DATA SEGMENT:
_ _ _
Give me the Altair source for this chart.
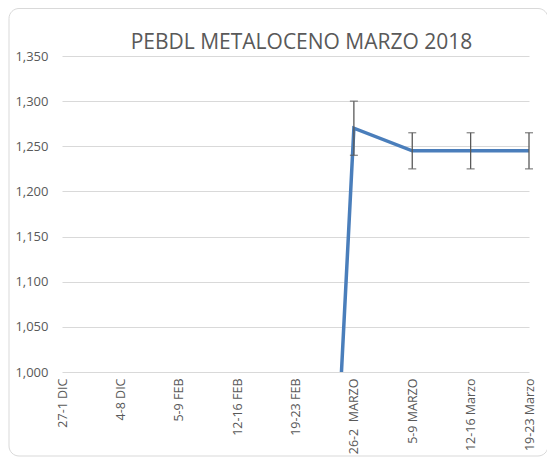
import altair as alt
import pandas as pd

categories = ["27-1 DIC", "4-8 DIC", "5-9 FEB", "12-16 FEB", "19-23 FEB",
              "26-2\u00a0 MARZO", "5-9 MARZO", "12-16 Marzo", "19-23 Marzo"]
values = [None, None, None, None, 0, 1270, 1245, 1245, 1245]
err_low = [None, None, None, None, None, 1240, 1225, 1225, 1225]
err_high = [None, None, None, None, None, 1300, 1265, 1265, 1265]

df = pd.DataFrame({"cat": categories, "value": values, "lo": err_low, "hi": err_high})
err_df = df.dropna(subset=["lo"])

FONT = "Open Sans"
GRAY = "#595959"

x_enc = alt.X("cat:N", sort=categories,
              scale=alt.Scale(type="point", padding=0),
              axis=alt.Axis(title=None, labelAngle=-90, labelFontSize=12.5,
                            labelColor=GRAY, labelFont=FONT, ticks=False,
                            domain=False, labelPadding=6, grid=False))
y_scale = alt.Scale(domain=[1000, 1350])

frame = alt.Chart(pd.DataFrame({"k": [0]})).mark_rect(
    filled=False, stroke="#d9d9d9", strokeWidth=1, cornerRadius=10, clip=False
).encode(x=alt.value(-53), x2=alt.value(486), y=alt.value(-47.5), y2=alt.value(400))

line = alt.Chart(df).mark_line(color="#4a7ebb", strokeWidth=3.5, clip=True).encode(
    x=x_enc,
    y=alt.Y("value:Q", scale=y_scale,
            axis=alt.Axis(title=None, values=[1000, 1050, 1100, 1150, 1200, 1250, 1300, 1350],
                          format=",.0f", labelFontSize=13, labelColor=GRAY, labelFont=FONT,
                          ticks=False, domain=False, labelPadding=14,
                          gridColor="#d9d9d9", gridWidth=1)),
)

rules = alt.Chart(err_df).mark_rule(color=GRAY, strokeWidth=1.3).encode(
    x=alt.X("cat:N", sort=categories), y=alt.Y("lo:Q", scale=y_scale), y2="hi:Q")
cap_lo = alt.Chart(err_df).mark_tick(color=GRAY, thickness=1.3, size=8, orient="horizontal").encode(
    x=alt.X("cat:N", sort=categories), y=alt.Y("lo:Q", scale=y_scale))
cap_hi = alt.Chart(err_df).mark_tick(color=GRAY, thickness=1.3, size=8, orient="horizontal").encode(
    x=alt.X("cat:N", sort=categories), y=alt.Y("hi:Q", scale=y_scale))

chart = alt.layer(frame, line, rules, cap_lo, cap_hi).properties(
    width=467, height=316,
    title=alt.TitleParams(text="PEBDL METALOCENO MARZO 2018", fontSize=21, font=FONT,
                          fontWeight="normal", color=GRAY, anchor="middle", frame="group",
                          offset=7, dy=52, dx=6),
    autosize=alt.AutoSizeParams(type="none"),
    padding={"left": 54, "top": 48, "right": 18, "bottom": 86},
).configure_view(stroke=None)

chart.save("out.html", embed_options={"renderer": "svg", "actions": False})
_ _ _
Output all of the data exactly as it stands, minus any images.

Give me the Altair source for this chart.
import altair as alt
import pandas as pd

categories = ["27-1 DIC", "4-8 DIC", "5-9 FEB", "12-16 FEB", "19-23 FEB",
              "26-2\u00a0 MARZO", "5-9 MARZO", "12-16 Marzo", "19-23 Marzo"]
values = [None, None, None, None, 0, 1270, 1245, 1245, 1245]
err_low = [None, None, None, None, None, 1240, 1225, 1225, 1225]
err_high = [None, None, None, None, None, 1300, 1265, 1265, 1265]

df = pd.DataFrame({"cat": categories, "value": values, "lo": err_low, "hi": err_high})
err_df = df.dropna(subset=["lo"])

FONT = "Open Sans"
GRAY = "#595959"

x_enc = alt.X("cat:N", sort=categories,
              scale=alt.Scale(type="point", padding=0),
              axis=alt.Axis(title=None, labelAngle=-90, labelFontSize=12.5,
                            labelColor=GRAY, labelFont=FONT, ticks=False,
                            domain=False, labelPadding=6, grid=False))
y_scale = alt.Scale(domain=[1000, 1350])

frame = alt.Chart(pd.DataFrame({"k": [0]})).mark_rect(
    filled=False, stroke="#d9d9d9", strokeWidth=1, cornerRadius=10, clip=False
).encode(x=alt.value(-53), x2=alt.value(486), y=alt.value(-47.5), y2=alt.value(400))

line = alt.Chart(df).mark_line(color="#4a7ebb", strokeWidth=3.5, clip=True).encode(
    x=x_enc,
    y=alt.Y("value:Q", scale=y_scale,
            axis=alt.Axis(title=None, values=[1000, 1050, 1100, 1150, 1200, 1250, 1300, 1350],
                          format=",.0f", labelFontSize=13, labelColor=GRAY, labelFont=FONT,
                          ticks=False, domain=False, labelPadding=14,
                          gridColor="#d9d9d9", gridWidth=1)),
)

rules = alt.Chart(err_df).mark_rule(color=GRAY, strokeWidth=1.3).encode(
    x=alt.X("cat:N", sort=categories), y=alt.Y("lo:Q", scale=y_scale), y2="hi:Q")
cap_lo = alt.Chart(err_df).mark_tick(color=GRAY, thickness=1.3, size=8, orient="horizontal").encode(
    x=alt.X("cat:N", sort=categories), y=alt.Y("lo:Q", scale=y_scale))
cap_hi = alt.Chart(err_df).mark_tick(color=GRAY, thickness=1.3, size=8, orient="horizontal").encode(
    x=alt.X("cat:N", sort=categories), y=alt.Y("hi:Q", scale=y_scale))

chart = alt.layer(frame, line, rules, cap_lo, cap_hi).properties(
    width=467, height=316,
    title=alt.TitleParams(text="PEBDL METALOCENO MARZO 2018", fontSize=21, font=FONT,
                          fontWeight="normal", color=GRAY, anchor="middle", frame="group",
                          offset=7, dy=52, dx=6),
    autosize=alt.AutoSizeParams(type="none"),
    padding={"left": 54, "top": 48, "right": 18, "bottom": 86},
).configure_view(stroke=None)

chart.save("out.html", embed_options={"renderer": "svg", "actions": False})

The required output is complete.